In Japan, Gundam is one of the most popular and enduring anime of all time, and one of the most influential. Its status there has been compared to that of Star Trek in America for several reasons, including the fact that the first series actually did poorly when it first aired and only gained popularity in reruns. There’s actually a life-size statue of the original Gundam, and a man who went into space dressed as Char.
In the rest of the world, its record has been a lot more inconsistent. It seemed to be off to a great start when Gundam Wing was a smash hit in America, but then they went from that to the original series, with animation too outdated to be a success as something “new”. (Saint Seiya also flopped in America when we finally got it, despite having been a huge success in every country that got it much earlier.) After that nothing else reached the popularity of Wing, but it all seemed relatively successful for a while, though declining until it reached the point where Gundam series weren’t even guaranteed to come over…and then Bandai Entertainment shut down and it seemed like Gundam was dead outside Japan except for the Dynasty Warriors Gundam video games (and even out of those, the last one was changed from a physical release to download-only and the Vita version was skipped entirely).

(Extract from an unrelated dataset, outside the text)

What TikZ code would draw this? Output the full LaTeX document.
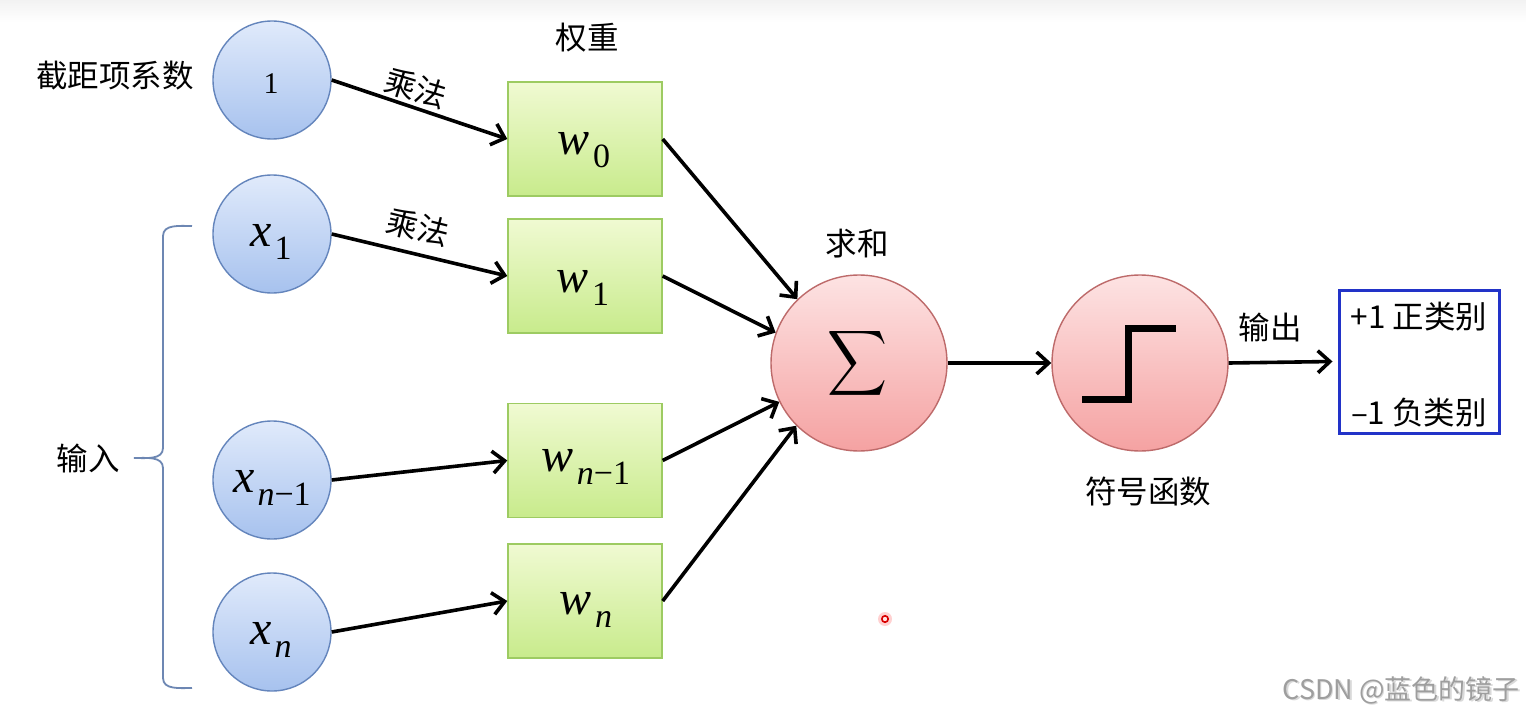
\documentclass[tikz,border=0pt]{standalone}
\usepackage{fontspec}
\usepackage{graphicx}
\setmainfont{Liberation Serif}
\newfontfamily\cjk{Noto Sans CJK SC}
\newfontfamily\mfont{Liberation Serif}
\usetikzlibrary{arrows.meta}
\definecolor{bluetop}{HTML}{E0EAFB}
\definecolor{bluebot}{HTML}{A7C2EE}
\definecolor{bluebd}{HTML}{6485BC}
\definecolor{greentop}{HTML}{F0FAD2}
\definecolor{greenbot}{HTML}{C8EB8C}
\definecolor{greenbd}{HTML}{9DCB62}
\definecolor{redtop}{HTML}{FDE3E3}
\definecolor{redbot}{HTML}{F5A2A2}
\definecolor{redbd}{HTML}{BD6A6A}
\definecolor{outbd}{HTML}{2233C8}
\definecolor{bracec}{HTML}{6D87B3}
\newcommand\mainsym[1]{{\mfont\itshape\fontsize{48}{48}\selectfont #1}}
\newcommand\subsym[1]{\raisebox{-13pt}{\mfont\fontsize{34}{34}\selectfont #1}}
\begin{document}
\begin{tikzpicture}[x=1pt,y=-1pt,
  lab/.style={font=\cjk\fontsize{31.5}{31.5}\selectfont, inner sep=0pt},
  sym/.style={inner sep=0pt},
  inp/.style={circle, minimum size=118pt, inner sep=0pt, draw=bluebd, line width=1.4pt, top color=bluetop, bottom color=bluebot},
  wbox/.style={rectangle, minimum width=154pt, minimum height=114pt, inner sep=0pt, draw=greenbd, line width=1.4pt, top color=greentop, bottom color=greenbot},
  big/.style={circle, minimum size=176pt, inner sep=0pt, draw=redbd, line width=1.4pt, top color=redtop, bottom color=redbot},
  conn/.style={line width=3.6pt, -{Straight Barb[length=12pt,width=22pt]}},
]
\useasboundingbox (0,0) rectangle (1526,717);
\fill[white] (0,0) rectangle (1526,717);
\shade[top color=black!5, bottom color=white] (0,0) rectangle (1526,22);

% input circles
\node[inp] (c0) at (272,80) {};
\node[inp] (c1) at (272,234) {};
\node[inp] (cn1) at (272,480) {};
\node[inp] (cn) at (272,632) {};
\node[sym, font=\mfont\fontsize{30}{30}\selectfont] (t0) at (271,84) {1};
\node[sym] (t1) at (271,242) {\mainsym{x}\kern3pt\subsym{1}};
\node[sym] (tn1) at (272,488) {\mainsym{x}\kern3pt\subsym{\textit{n}−1}};
\node[sym] (tn) at (271,640) {\mainsym{x}\kern3pt\subsym{\textit{n}}};

% weight boxes
\node[wbox] (w0) at (585,139) {};
\node[wbox] (w1) at (585,276) {};
\node[wbox] (wn1) at (585,460.5) {};
\node[wbox] (wn) at (585,601) {};
\node[sym] (s0) at (584,150) {\mainsym{w}\kern3pt\subsym{0}};
\node[sym] (s1) at (583,288) {\mainsym{w}\kern3pt\subsym{1}};
\node[sym] (sn1) at (586,467) {\mainsym{w}\kern3pt\subsym{\textit{n}−1}};
\node[sym] (sn) at (586,610) {\mainsym{w}\kern3pt\subsym{\textit{n}}};

% sum and step
\node[big] (sum) at (859,363) {};
\node[sym] (sig) at (857,363.5) {\resizebox*{60pt}{73pt}{$\displaystyle\sum$}};
\node[big] (step) at (1140,363) {};
\draw[line width=7pt, line join=miter] ([shift={(-58,36)}]step.center) -- ([shift={(-12,36)}]step.center) -- ([shift={(-12,-35)}]step.center) -- ([shift={(36,-35)}]step.center);

% output box
\node[draw=outbd, line width=3pt, minimum width=160pt, minimum height=143pt, inner sep=0pt] (out) at (1419,361.5) {};
\node[lab] (pos) at (1419,317) {+1 正类别};
\node[lab] (neg) at (1419,413) {–1 负类别};

% labels
\node[lab] (lb0) at (115,76) {截距项系数};
\node[lab] (lbw) at (587,38) {权重};
\node[lab, rotate=-17] (m0) at (416,88) {乘法};
\node[lab, rotate=-14] (m1) at (418,227) {乘法};
\node[lab] (lbs) at (857,244) {求和};
\node[lab] (lbf) at (1148,492) {符号函数};
\node[lab] (lbo) at (1270,327) {输出};
\node[lab] (lbi) at (88,458) {输入};

% brace
\draw[bracec, line width=1.8pt] (192,226) to[out=180,in=90] (163,236) -- (163,448) to[out=-90,in=0] (134,458);
\draw[bracec, line width=1.8pt] (134,458) to[out=0,in=90] (163,468) -- (163,678) to[out=-90,in=180] (192,688);

% connectors
\draw[conn] (c0.east) -- (w0.west);
\draw[conn] (c1.east) -- (w1.west);
\draw[conn] (cn1.east) -- (wn1.west);
\draw[conn] (cn.east) -- (wn.west);
\draw[conn] (w0.east) -- (sum.134.6);
\draw[conn] (w1.east) -- (sum.160.8);
\draw[conn] (wn1.east) -- (sum.206.9);
\draw[conn] (wn.east) -- (sum.225);
\draw[conn] (sum.east) -- (step.west);
\coordinate (outin) at ([xshift=-5pt]out.west);
\draw[conn] (step.east) -- (outin);

% cursor mark
\fill[red!18] (885,619) circle (7pt);
\draw[red!85!black, line width=1.6pt, fill=red!10] (885,619) circle (3.2pt);

% watermark
\node[font=\cjk\fontsize{27}{27}\selectfont, text=black!15, inner sep=0pt, anchor=east] (wm2) at (1521.5,691.5) {CSDN @蓝色的镜子};
\node[font=\cjk\fontsize{27}{27}\selectfont, text=black!38, inner sep=0pt, anchor=east] (wm) at (1520,690) {CSDN @蓝色的镜子};
\end{tikzpicture}
\end{document}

Well, there are probably people interested in this that haven’t heard yet; toward the end of last year, it was announced that Sunrise and Right Stuf are teaming up to bring the entire Gundam franchise to America; both new release of everything we’ve already gotten before, and all the series that we haven’t, starting with Turn A Gundam this June. Turn A is a great place to start because it’s widely considered the best and because, while it does have ties to other series, it’s also a fresh start that doesn’t require knowledge of those series.